Moore to love
The New York Botanical Garden opens its gates to master sculptor Henry Moore.
Thu May 22 2008
Photograph: Anita Feldman/Henry Moore Foundation
There were considerable logistics involved in transporting 20 monumental sculptures by the late Henry Moore from London’s Kew Gardens to the New York Botanical Garden for the Bronx institution’s new exhibit, “Moore in America.” The pieces, some of which weigh nearly 5 tons and measure more than 20 feet tall, had to be shipped across the Atlantic and couldn’t be driven over roads with low clearance. Once at the garden, workers had to carefully choreograph their cranes so that plants weren’t trampled when the sculptures were hoisted into position. And though the show opens Saturday 24, the precautions aren’t complete: A lightweight fiberglass sculpture, Large Reclining Figure (1984), will have to be strapped down in the event of strong winds.
The fruits of these labors, says Henry Moore Foundation curator Anita Feldman, is an exhibition that greatly enriches both the artwork and the flora. “There’s an incredible natural harmony at play. Moore’s works make these wonderful frames for the landscape,” she explains. “And the garden setting completely changes the art. This is one of the few places we can do a big outdoor show like this. The pieces just eat space.” The park’s varied terrain is also well suited to Moore’s sculpture, which was inspired by bones, rocks, driftwood and other natural forms.

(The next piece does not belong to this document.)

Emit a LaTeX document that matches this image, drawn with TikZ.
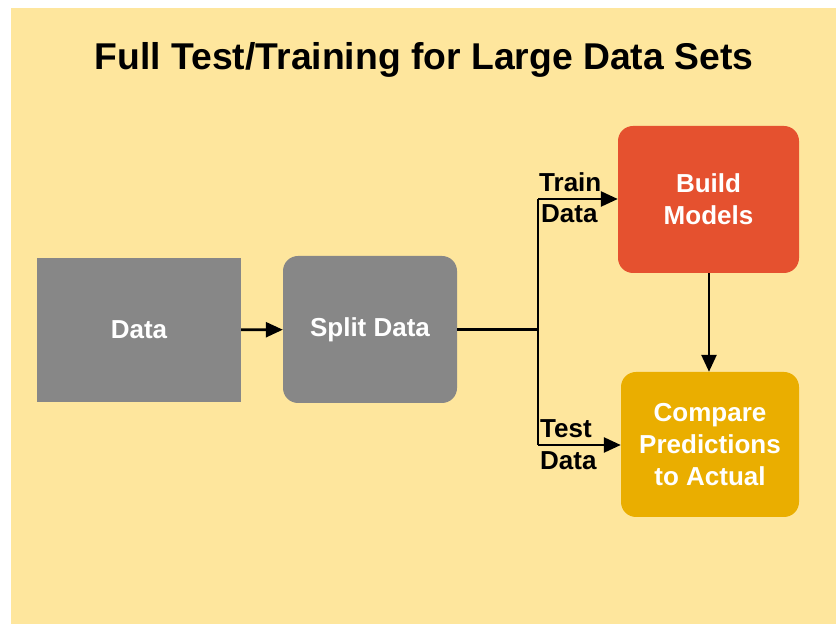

The NYBG has served as a lush, tree-lined gallery in the past—works from MoMA’s Rockefeller Sculpture Garden were housed there during the museum’s 2002–03 renovation, and Dale Chihuly’s glass curiosities were prominently displayed in 2006—but this is the grandest presentation in recent memory. “The sculptures are spread across even more of the garden,” says Todd Forrest, NYBG’s vice president of horticulture and living collections. “And while the Chihuly show was stunning, it was clearly an addition. Moore’s work is more complement than contrast.”
Placement was a key issue for the curators: Forrest presented Feldman with a range of locations, and she chose the work best suited to a particular space. Two Piece Reclining Figure: Points (1969) is located in front of a series of craggy rocks that mirror its sharp features, for example, while the rock garden was chosen for the site of a rotund Seated Woman (1958–59). “She’s very quiet and contemplative, and has this wonderful bronze patina,” says Feldman. “It’s perfect for that spot. You wouldn’t want her in the middle of a field—she’d be lost.” Feldman didn’t plan a specific order for the sculptures to be seen in and, while there is a map available with a suggested route, Forrest says he hopes visitors approach the pieces on their own terms.
“Moore in America,” which will only travel to the Atlanta Botanical Garden before the sculptures are returned to their permanent home at Perry Green in Hertfordshire, England, is by no means a retrospective of the prolific artist, who died in 1986 at age 88. But it is emblematic of his art starting in the 1950s, when he began producing large-scale works suitable for outdoor settings. Forrest’s favorite in the collection is Oval with Points (1968–70), a large bronze figure eight near the Tanyosho pines in the Ross Conifer Arboretum—he calls it “a bold, muscular beacon” that draws patrons from the visitor’s center, which is in its direct sight line. Feldman is partial to the spacious Large Two Forms (1966) on Daffodil Hill. “It’s completely unexpected—it looks different from every angle, which is the beauty of showing outdoors. And you can walk inside it and be totally enclosed by it.”
Of course, we’ll never know what Moore would think of Feldman’s choices. But he once opined that he “would rather have a piece of sculpture put in a landscape, almost any landscape, than in or on the most beautiful building I know.” How fortunate, then, that these works are in an environment that is itself a work of art.
“Moore in America” is on view at the New York Botanical Garden Saturday, May 24–Sunday, Nov 2.